Aux 18ème et 19ème siècles, les relations entre Juifs et Chrétiens sont difficiles. Pendant les fêtes de Pessa'h si les Chrétiens attaquaient les Juifs (en 1829 ils ont brûlé la synagogue), les Juifs, eux, ne manquaient pas de troubler les processions chrétiennes. Les Turcs renforçaient les gardes pendant les périodes de fêtes de chaque communauté.

loannina a été le centre de la révolte contre les Turcs et la capitale du Musulman albanais Ali Pasha qui régna sur un vaste territoire : Epire, Albanie et une grande partie de la Macédoine et du Péloponnèse. Ali Pasha ne faisant aucune différence entre les communautés, mais, ayant sévèrement rétabli l'ordre dans la région, chaque communauté a joui de quarante ans de calme et de prospérité. Ali Pasha, au cours d'une révolte générale contre le Sultan, a été exécuté en 1822, date qui marque le début de la guerre d'indépendance de la Grèce.

En 1840, la communauté avait considérablement augmenté. Elle conservait des liens avec Istanbul, Edirne et d'autres villes ottomanes. Les relations avec les Grecs se détérioraient au point que les Turcs étaient obligés d'assurer une garde spéciale autour du quartier juif, ce qui n'empêcha pas une émigration vers Arta, Préveza et Athènes.

En 1905, une association sioniste pousse au départ vers la Palestine. L'Alliance Israélite ouvre de son côté une école qui importe la culture française.

L'insécurité des routes, où les brigands sont maîtres, limite les échanges. Douze marchands juifs voyageant vers un village des environs de loannina sont saisis par des brigands qui les volent, les tuent, mutilant les corps. À la fin de l'année, 500 Juifs avaient émigré vers Athènes, la Palestine et New York. En 1906, environ 1 000 autres Juifs les ont suivis.

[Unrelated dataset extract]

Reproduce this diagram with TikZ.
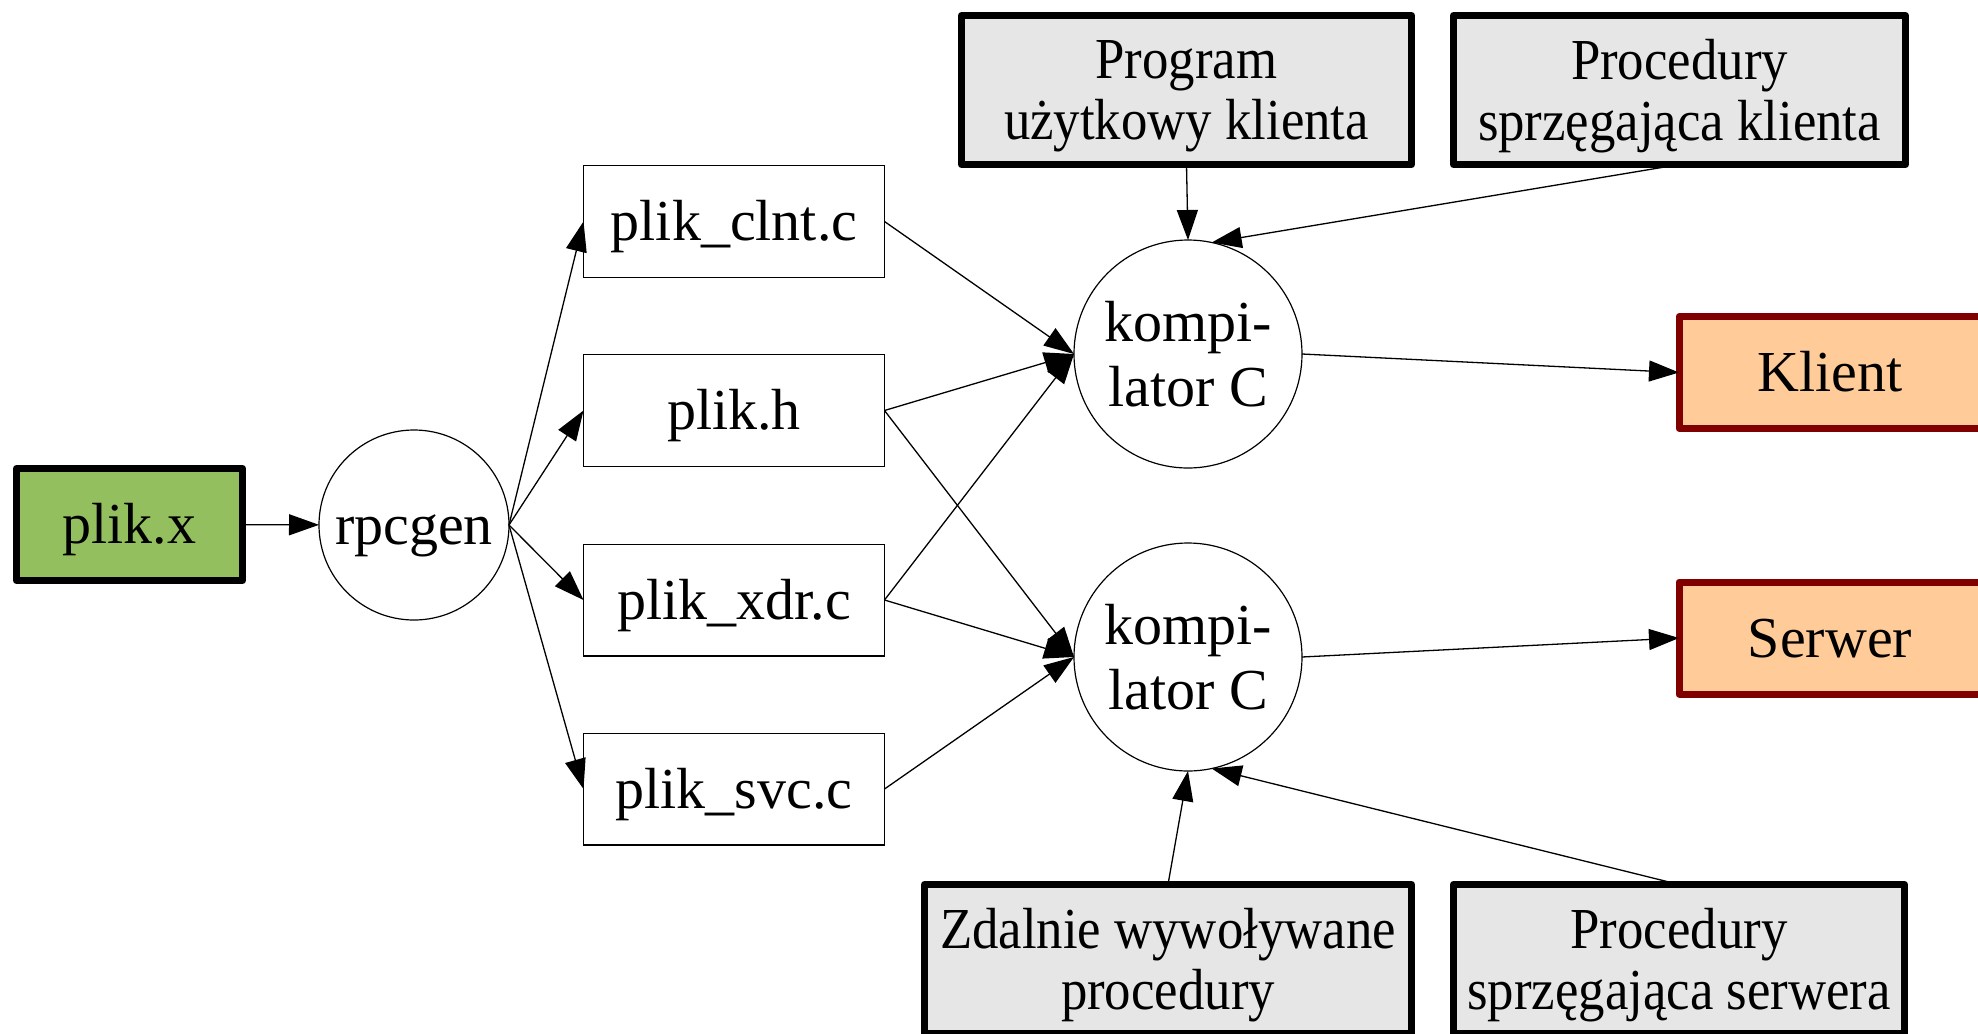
\documentclass[tikz,border=0pt]{standalone}
\usepackage{fontspec}
\setmainfont{Liberation Serif}
\newfontfamily\condfont{Liberation Serif}[FakeStretch=0.91]
\usetikzlibrary{arrows.meta}
\definecolor{greenfill}{HTML}{93BF5F}
\definecolor{grayfill}{HTML}{E6E6E6}
\definecolor{orangefill}{HTML}{FFCC99}
\definecolor{darkred}{HTML}{800000}
\begin{document}
\begin{tikzpicture}[x=0.5pt,y=-0.5pt,
  every node/.style={inner sep=0pt,outer sep=0pt,font=\fontsize{29}{32.5}\selectfont,align=center,text depth=0pt},
  oneline/.style={text height=19.4pt},
  thinbox/.style={oneline,draw,line width=0.7pt,minimum width=150.5pt,minimum height=55.8pt},
  thickbox/.style={draw,line width=3.5pt,line join=round,minimum height=74.5pt,fill=grayfill,font=\condfont\fontsize{29}{30.2}\selectfont},
  outbox/.style={oneline,draw=darkred,line width=3.5pt,line join=round,fill=orangefill,minimum width=151pt,minimum height=56pt},
  circ/.style={circle,draw,line width=0.6pt},
  conn/.style={line width=0.65pt,-{Triangle[length=15pt,width=10.5pt]}}
]
\useasboundingbox (0,0) rectangle (1978,1034);
\clip (0,0) rectangle (1978,1034);
\node[oneline,draw,line width=3.5pt,line join=round,fill=greenfill,minimum width=113pt,minimum height=56pt] (px) at (129.5,524.5) {plik.x};
\node[circ,oneline,minimum size=95pt] (rpc) at (414,525) {rpcgen};
\node[thinbox] (clnt) at (734,221.5) {plik\_clnt.c};
\node[thinbox] (h) at (734,410.5) {plik.h};
\node[thinbox] (xdr) at (734,600) {plik\_xdr.c};
\node[thinbox] (svc) at (734,789) {plik\_svc.c};
\node[circ,minimum size=114pt] (c1) at (1188,354) {kompi-\\lator C};
\node[circ,minimum size=114pt] (c2) at (1188,657) {kompi-\\lator C};
\node[outbox] (kl) at (1830,372.5) {Klient};
\node[outbox] (sw) at (1830,638) {Serwer};
\node[thickbox,minimum width=225pt] (prog) at (1186.5,90) {Program\\użytkowy klienta};
\node[thickbox,minimum width=226pt] (pk) at (1679.5,90) {Procedury\\sprzęgająca klienta};
\node[thickbox,minimum width=243.5pt] (zd) at (1168,959) {Zdalnie wywoływane\\procedury};
\node[thickbox,minimum width=225.5pt] (ps) at (1679,959) {Procedury\\sprzęgająca serwera};
\draw[conn] (px) -- (rpc);
\draw[conn] (rpc.east) -- (clnt.west);
\draw[conn] (rpc.east) -- (h.west);
\draw[conn] (rpc.east) -- (xdr.west);
\draw[conn] (rpc.east) -- (svc.west);
\draw[conn] (clnt.east) -- (c1.west);
\draw[conn] (h.east) -- (c1.west);
\draw[conn] (xdr.east) -- (c1.west);
\draw[conn] (h.east) -- (c2.west);
\draw[conn] (xdr.east) -- (c2.west);
\draw[conn] (svc.east) -- (c2.west);
\draw[conn] (prog.south) -- (c1.north);
\draw[conn] (pk.south) -- (c1.78);
\draw[conn] (c1.east) -- (kl.west);
\draw[conn] (c2.east) -- (sw.west);
\draw[conn] (zd.north) -- (c2.south);
\draw[conn] (ps.north) -- (c2.-78);
\end{tikzpicture}
\end{document}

1913 : l'Epire et loannina sont annexés à la Grèce. Les Juifs, ardents supporters de Venizélos, participent à la défense du pays pendant la Première Guerre mondiale. L'arrivée des réfugiés (1923) et la loi instaurant la fermeture des magasins le dimanche (1924) entraînent une émigration principalement vers la Palestine. La grave dépression de 1929 et ses conséquences provoquent une deuxième vague d'émigration vers Athènes.

1941 : il restait 1 950 Juifs à loannina. L'Italie a occupé la ville jusqu'en 1943.

Quelques Juifs de loannina ont formé un groupe de résistance : 22 jeunes ont rejoint l'EAM et d'autres la résistance de droite EDES.

L'occupation allemande débute en septembre 1943. Lorsque les Allemands prennent possession de la ville, ils encerclent le quartier juif et arrêtent deux hommes qu'ils relâchent. Le 4 octobre, ils arrêtent et pendent Nissim Batish et son gendre. Le lendemain, des responsables rassemblent les objets de culte de la synagogue et les cachent dans la crypte de la Vieille Synagogue. Le Rabbin Cabilli a essayé d'acheter les Allemands en leur faisant remettre tous les objets de valeur et les biens des Juifs de la communauté. Pour obéir aux ordres allemands, il a fait revenir les jeunes qui étaient dans la Résistance. Le 1er mars, les Allemands arrêtent le Président Cofinas et trois membres de la communauté. Le 17 mars, Cofinas fait parvenir une lettre à sa femme pour le Rabbin Cabilli confirmant qu'il avait appris le projet de déportation. Le Rabbin Cabilli garde le silence.

Le 23 mars à 3 heures du matin le quartier juif est encerclé, à 5 heures le président de la communauté est informé qu'ils ont trois heures pour se préparer à "l'évacuation" avec 50 kilos de bagages par famille. Le major allemand Afranek avec ses hommes, la police grecque, la police militaire et la police secrète allemandes participent à l'opération.

1 750 Juifs ont été conduits à Larissa et de là à Auschwitz où ils ont pratiquement tous péri. Les meubles et vivres de leurs appartements ont été distribués à la population pour contrer la propagande hostile de l'EAM ; l'EDES exprima sa "pleine approbation"(1).

En 1941, il y avait 1 950 Juifs à loannina.

En 1943, il y avait 1 870 Juifs.

En 1945, il y avait 164 Juifs.

La seule liste de noms de déportés disponible pour cette ville est celle de Yad Vashem

Aure Récanati est l'auteure du Mémorial de la déportation des juifs de Grèce (trois volumes, éditions Erez, Jérusalem, 2005). Frappée par l'absence pour les juifs de Grèce d'un travail analogue à celui mené par Serge Klasfeld en France, elle a patiemment entrepris de collationner à partir de 1997 toutes les informations disponibles sur la déportation des juifs de Grèce en zones d'occupation allemande, bulgare et italienne. Ce travail était rendu d'autant plus difficile qu'il n'existe pas de listes nominatives des convois de déportés pour la Grèce. Ses recherches l'ont notamment conduit à Yad Vashem et au Musée de l'Holocauste de Washington où elle a pu retrouver les fiches de recensement remplies par les chefs de famille saloniciens à la veille de leur déportation.

Note : Raul Hilberg, La Destruction des Juifs d'Europe. Page 609 : rapport du sous-officier Bergmayer de la police secrète de campagne, groupe 621.